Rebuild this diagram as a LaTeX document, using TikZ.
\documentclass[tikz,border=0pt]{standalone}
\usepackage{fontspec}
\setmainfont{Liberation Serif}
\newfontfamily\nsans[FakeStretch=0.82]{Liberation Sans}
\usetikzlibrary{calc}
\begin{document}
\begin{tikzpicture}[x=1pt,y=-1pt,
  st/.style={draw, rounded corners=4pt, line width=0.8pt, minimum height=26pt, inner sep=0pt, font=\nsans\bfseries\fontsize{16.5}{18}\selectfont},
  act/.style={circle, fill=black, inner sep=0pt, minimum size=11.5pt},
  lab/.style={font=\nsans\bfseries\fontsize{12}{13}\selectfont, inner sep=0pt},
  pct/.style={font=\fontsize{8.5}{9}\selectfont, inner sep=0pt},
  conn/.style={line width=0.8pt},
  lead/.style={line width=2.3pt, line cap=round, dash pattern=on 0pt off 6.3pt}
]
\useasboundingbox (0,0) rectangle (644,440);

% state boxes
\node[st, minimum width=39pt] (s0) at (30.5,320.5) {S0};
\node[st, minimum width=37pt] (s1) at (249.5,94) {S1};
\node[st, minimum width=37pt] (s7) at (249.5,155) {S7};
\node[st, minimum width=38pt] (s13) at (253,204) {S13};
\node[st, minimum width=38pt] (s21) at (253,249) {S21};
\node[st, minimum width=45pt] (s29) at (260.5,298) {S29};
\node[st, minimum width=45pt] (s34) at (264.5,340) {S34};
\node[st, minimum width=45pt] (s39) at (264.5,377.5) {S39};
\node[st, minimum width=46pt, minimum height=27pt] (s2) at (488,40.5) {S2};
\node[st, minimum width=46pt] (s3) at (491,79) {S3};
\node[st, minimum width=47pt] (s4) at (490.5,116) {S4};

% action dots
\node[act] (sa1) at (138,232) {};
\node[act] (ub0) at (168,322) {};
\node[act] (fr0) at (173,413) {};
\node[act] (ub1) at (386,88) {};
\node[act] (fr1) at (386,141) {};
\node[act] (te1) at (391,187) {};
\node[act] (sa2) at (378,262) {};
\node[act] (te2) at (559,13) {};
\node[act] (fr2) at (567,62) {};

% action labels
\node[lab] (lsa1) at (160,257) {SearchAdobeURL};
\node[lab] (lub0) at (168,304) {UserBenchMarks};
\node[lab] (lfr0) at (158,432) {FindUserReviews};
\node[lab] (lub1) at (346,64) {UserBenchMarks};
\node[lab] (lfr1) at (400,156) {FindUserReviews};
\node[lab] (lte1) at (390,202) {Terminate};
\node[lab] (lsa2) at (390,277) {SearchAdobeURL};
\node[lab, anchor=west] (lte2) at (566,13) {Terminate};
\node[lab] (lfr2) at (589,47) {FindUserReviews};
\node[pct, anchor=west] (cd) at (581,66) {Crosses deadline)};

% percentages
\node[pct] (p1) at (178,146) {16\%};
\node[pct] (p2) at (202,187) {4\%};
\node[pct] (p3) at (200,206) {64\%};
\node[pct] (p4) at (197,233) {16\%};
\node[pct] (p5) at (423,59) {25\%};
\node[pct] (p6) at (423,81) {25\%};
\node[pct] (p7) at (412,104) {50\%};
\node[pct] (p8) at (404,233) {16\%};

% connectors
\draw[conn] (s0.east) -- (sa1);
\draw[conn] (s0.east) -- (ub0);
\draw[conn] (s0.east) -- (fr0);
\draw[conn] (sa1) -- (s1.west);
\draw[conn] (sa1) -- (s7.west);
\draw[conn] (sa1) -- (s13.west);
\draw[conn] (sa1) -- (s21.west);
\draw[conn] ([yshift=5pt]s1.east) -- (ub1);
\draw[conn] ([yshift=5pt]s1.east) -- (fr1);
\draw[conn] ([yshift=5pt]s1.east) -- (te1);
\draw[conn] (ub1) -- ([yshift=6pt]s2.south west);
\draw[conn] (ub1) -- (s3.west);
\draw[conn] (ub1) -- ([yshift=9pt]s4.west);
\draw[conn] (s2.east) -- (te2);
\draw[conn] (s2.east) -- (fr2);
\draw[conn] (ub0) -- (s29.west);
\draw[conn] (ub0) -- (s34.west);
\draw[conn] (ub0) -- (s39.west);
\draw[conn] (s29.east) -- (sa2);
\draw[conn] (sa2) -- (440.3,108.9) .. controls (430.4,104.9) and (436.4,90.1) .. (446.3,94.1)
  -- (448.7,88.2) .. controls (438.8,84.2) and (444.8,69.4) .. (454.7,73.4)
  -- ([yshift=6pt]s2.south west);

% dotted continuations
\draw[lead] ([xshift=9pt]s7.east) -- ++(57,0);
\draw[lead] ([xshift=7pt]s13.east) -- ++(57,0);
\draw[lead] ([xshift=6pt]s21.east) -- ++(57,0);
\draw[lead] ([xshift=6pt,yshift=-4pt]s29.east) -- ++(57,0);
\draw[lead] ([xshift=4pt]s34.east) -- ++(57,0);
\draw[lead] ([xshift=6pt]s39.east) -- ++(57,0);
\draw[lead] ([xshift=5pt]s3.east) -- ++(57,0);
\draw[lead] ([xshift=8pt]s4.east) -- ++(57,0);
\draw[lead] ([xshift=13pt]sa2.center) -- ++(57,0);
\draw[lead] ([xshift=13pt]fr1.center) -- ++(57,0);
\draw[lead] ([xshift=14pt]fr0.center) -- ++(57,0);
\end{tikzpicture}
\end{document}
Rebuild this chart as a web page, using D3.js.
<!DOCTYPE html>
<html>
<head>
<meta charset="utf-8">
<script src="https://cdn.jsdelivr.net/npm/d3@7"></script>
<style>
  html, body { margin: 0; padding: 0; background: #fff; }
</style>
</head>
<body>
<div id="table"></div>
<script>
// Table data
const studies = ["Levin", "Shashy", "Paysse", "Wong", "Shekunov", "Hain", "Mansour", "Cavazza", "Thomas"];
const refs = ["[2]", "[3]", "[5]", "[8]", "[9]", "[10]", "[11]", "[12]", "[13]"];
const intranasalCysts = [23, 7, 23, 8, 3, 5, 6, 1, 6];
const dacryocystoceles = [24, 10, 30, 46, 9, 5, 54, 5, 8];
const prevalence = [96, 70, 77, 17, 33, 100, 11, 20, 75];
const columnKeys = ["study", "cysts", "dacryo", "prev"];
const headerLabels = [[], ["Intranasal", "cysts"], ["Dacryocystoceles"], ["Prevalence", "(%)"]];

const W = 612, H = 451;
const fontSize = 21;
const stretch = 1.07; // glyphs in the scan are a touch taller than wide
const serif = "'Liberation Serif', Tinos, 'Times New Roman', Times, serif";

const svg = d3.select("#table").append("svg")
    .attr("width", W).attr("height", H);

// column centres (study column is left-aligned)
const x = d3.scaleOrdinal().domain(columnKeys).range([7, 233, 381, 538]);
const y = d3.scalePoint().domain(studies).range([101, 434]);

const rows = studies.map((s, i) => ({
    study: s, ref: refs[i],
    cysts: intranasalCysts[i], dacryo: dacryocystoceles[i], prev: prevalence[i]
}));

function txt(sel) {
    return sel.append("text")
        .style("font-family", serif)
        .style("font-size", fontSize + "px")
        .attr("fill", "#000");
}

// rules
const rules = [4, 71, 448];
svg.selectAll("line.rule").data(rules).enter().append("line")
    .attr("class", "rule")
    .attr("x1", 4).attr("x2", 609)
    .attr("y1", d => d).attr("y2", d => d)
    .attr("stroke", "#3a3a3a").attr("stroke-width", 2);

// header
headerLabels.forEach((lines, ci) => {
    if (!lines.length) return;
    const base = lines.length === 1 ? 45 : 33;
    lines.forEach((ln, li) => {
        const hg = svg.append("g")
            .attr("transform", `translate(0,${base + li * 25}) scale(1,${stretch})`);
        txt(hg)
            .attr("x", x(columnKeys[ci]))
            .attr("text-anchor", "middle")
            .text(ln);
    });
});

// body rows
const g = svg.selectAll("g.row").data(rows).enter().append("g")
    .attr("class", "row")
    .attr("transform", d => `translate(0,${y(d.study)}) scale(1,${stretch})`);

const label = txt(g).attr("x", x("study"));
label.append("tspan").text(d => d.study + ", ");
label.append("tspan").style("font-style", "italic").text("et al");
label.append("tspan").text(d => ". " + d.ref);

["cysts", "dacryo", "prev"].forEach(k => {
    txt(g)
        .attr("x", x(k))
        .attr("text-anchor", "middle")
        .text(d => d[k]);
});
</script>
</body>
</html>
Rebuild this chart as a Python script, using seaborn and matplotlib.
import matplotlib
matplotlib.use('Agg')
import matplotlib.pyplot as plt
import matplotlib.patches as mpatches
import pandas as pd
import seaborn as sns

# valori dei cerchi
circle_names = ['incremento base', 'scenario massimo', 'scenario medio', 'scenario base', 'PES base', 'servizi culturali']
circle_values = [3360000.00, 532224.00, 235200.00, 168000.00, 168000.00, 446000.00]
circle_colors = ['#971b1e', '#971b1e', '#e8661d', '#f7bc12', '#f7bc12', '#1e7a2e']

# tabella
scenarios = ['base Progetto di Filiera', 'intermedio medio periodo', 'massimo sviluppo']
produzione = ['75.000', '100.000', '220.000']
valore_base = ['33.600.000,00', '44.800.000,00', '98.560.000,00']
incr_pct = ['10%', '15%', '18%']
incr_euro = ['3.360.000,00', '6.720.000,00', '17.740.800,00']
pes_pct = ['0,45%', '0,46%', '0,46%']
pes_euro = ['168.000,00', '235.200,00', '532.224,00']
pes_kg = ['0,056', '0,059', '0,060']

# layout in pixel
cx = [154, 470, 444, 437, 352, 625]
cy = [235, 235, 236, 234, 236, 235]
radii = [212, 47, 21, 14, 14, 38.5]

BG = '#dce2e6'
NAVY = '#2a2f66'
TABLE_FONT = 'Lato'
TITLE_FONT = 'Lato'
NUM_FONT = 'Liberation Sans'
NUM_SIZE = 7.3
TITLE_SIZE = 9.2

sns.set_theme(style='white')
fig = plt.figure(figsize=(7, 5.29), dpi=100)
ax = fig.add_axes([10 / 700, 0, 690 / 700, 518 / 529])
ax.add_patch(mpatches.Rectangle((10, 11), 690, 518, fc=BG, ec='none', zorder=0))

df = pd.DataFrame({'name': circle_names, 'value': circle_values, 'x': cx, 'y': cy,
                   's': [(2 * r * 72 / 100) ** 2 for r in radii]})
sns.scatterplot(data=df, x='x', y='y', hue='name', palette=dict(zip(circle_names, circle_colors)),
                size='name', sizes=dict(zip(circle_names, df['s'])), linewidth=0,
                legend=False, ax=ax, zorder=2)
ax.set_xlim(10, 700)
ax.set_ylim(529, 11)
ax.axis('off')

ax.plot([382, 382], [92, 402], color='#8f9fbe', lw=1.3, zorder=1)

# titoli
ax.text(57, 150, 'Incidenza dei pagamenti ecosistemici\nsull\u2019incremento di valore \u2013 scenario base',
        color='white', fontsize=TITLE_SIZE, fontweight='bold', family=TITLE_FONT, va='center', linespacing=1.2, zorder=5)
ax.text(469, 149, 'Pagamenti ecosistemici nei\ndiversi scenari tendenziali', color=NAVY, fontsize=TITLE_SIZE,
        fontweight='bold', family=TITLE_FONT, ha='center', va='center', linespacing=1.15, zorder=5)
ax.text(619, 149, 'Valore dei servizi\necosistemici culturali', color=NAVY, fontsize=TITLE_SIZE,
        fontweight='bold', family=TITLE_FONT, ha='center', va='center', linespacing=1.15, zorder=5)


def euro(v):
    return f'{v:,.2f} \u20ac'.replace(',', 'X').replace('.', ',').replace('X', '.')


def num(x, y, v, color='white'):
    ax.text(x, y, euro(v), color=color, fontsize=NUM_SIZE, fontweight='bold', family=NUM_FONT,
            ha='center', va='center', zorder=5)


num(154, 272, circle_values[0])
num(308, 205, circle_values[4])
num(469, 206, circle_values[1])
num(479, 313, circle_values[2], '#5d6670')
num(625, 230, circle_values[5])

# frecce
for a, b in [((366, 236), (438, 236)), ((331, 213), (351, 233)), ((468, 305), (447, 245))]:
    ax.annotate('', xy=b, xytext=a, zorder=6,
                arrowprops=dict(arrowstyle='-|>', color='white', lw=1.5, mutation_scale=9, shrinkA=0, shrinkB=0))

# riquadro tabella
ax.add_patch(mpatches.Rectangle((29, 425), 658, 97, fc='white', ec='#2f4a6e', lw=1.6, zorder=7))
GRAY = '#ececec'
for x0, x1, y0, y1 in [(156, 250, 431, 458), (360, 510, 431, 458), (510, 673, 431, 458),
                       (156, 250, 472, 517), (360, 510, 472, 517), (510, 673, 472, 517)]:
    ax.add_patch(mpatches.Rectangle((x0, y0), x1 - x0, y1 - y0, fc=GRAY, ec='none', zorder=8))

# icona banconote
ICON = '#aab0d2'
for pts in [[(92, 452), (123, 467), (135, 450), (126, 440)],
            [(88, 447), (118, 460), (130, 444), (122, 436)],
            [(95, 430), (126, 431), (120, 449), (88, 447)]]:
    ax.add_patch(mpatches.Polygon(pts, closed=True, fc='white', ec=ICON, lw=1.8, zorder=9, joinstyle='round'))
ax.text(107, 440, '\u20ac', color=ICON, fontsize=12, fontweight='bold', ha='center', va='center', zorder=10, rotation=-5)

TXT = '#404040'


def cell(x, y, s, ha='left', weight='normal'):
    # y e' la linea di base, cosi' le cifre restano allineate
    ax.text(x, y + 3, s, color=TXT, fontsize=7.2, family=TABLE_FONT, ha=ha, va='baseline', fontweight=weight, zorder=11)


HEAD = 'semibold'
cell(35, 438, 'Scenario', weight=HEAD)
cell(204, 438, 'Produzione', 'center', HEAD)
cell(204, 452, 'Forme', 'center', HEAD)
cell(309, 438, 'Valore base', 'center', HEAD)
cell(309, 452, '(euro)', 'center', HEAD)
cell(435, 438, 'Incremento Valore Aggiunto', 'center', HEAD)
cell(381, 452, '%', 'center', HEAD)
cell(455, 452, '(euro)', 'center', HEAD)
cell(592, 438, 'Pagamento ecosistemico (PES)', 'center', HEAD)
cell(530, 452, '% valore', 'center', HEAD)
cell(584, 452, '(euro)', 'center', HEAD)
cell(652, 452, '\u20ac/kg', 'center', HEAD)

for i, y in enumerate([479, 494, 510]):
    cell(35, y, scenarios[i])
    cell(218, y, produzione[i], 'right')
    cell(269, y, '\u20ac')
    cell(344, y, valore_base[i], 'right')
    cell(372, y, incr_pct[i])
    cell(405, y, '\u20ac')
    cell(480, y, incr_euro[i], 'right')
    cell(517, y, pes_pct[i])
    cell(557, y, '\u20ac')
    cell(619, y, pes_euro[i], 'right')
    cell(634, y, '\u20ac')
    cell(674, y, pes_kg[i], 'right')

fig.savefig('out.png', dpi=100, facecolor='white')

■ Stated goal ■
Every line from the one containing "Rebuild this chart as a Python" through the one containing "color='#8f9fbe', lw=1.3, zorder=1)" is to be given again exactly, both ends included, and no line outside that range.

■ Response to this exercise ■
Rebuild this chart as a Python script, using seaborn and matplotlib.
import matplotlib
matplotlib.use('Agg')
import matplotlib.pyplot as plt
import matplotlib.patches as mpatches
import pandas as pd
import seaborn as sns

# valori dei cerchi
circle_names = ['incremento base', 'scenario massimo', 'scenario medio', 'scenario base', 'PES base', 'servizi culturali']
circle_values = [3360000.00, 532224.00, 235200.00, 168000.00, 168000.00, 446000.00]
circle_colors = ['#971b1e', '#971b1e', '#e8661d', '#f7bc12', '#f7bc12', '#1e7a2e']

# tabella
scenarios = ['base Progetto di Filiera', 'intermedio medio periodo', 'massimo sviluppo']
produzione = ['75.000', '100.000', '220.000']
valore_base = ['33.600.000,00', '44.800.000,00', '98.560.000,00']
incr_pct = ['10%', '15%', '18%']
incr_euro = ['3.360.000,00', '6.720.000,00', '17.740.800,00']
pes_pct = ['0,45%', '0,46%', '0,46%']
pes_euro = ['168.000,00', '235.200,00', '532.224,00']
pes_kg = ['0,056', '0,059', '0,060']

# layout in pixel
cx = [154, 470, 444, 437, 352, 625]
cy = [235, 235, 236, 234, 236, 235]
radii = [212, 47, 21, 14, 14, 38.5]

BG = '#dce2e6'
NAVY = '#2a2f66'
TABLE_FONT = 'Lato'
TITLE_FONT = 'Lato'
NUM_FONT = 'Liberation Sans'
NUM_SIZE = 7.3
TITLE_SIZE = 9.2

sns.set_theme(style='white')
fig = plt.figure(figsize=(7, 5.29), dpi=100)
ax = fig.add_axes([10 / 700, 0, 690 / 700, 518 / 529])
ax.add_patch(mpatches.Rectangle((10, 11), 690, 518, fc=BG, ec='none', zorder=0))

df = pd.DataFrame({'name': circle_names, 'value': circle_values, 'x': cx, 'y': cy,
                   's': [(2 * r * 72 / 100) ** 2 for r in radii]})
sns.scatterplot(data=df, x='x', y='y', hue='name', palette=dict(zip(circle_names, circle_colors)),
                size='name', sizes=dict(zip(circle_names, df['s'])), linewidth=0,
                legend=False, ax=ax, zorder=2)
ax.set_xlim(10, 700)
ax.set_ylim(529, 11)
ax.axis('off')

ax.plot([382, 382], [92, 402], color='#8f9fbe', lw=1.3, zorder=1)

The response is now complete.